In Fig. 9, we see the first two steps of a convolution layer. Given an image’s pixel data in each of its channels (RGB in this case), we pass a kernel over the each channel. The kernel, in this case, is of dimension 3x3, and each block of the kernel has a specified filter weight. The kernel is projected onto the image, taking a 3x3 rectangular chunk of the channel’s pixels, and aggregating the nine pixel magnitudes into a single scalar, once again via dot product. In such a fashion, the kernel iteratively filters the entire image, as shown from step 1 to step 2. Ultimately, after aggregating the channels, the output will be a “convolved feature” that is reduced in size, with each pixel of the convolved feature representing a weighted 3x3 pixel chunk of the original image. Many parameters of the convolution are alterable, such as the dimensions of the kernel itself. In Fig. 9, we see that from step 1 to step 2 the kernel moves rightward by 1 pixel; this indicates a stride of 1. We can increase this stride length, but note that if we increase it to more than 3 for a 3x3 kernel, we will effectively be “missing” some pixels of the original image. We also see that the edges have pixel values of zero. These are not evident in the original image; rather, we attached meaningless padding to the image such that the kernel fits properly from edge to edge as it strides right and downward. The filter weights are adjusted as the network trains itself, but in general we will observe a trend: at lower layers of convolution, we will still be able to make out low-level features of the original image, but as we add more layers of convolution we will only retain higher and higher-level features.

Figure 10.1: Convolved features at layer two

Figure 10.2: Convolved features at layer four

Fig. 10 demonstrates this phenomenon in my second facial classification model, which has many layers of convolution. Observe that at the second convolution, we’ve extracted most edges of the image, but by the fourth convolution, we’ve extracted more high-level “human” features like eyes, hair, and mouth.

Pooling

After convolving, we can farther reduce our image and extract high-level features through pooling layers (Fig. 11). This technique is very similar to convolving, making use of an iterative kernel. Rather than aggregating pixel block using trained filter weights, pooling simply takes the maximum (max-pooling) or average (average-pooling) pixel value in the block.

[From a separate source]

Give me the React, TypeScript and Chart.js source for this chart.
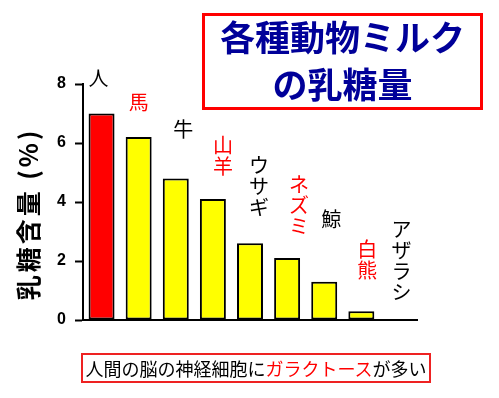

I use max pooling in my facial classification models, which is common practice as it functions not just as a reduction technique but also as a form of noise suppression.

Putting It Altogether

After applying a desired number of convolution and pooling layers, we have an image that represents the most important features of the original image, but is far reduced in size. We can now carry out flattening, then pass in the flattened numerical vector to be processed in our standard neural network. Fig. 12 demonstrates a convolutional neural network, altogether.

Figure 12: A full convolutional neural network

With the conclusion of this guide to CNNs, I encourage the reader to conceptualize neural networks not as an impenetrable black box, but rather a step-by-step process that is still very much controllable. Although the adjustable parameters may be far more mathematical in nature than in, for instance, a simple linear regression, they are still explainable and human-determined. Machine learning models can “make their own decisions” in a sense, but they make those decisions according to strict methods that we specify.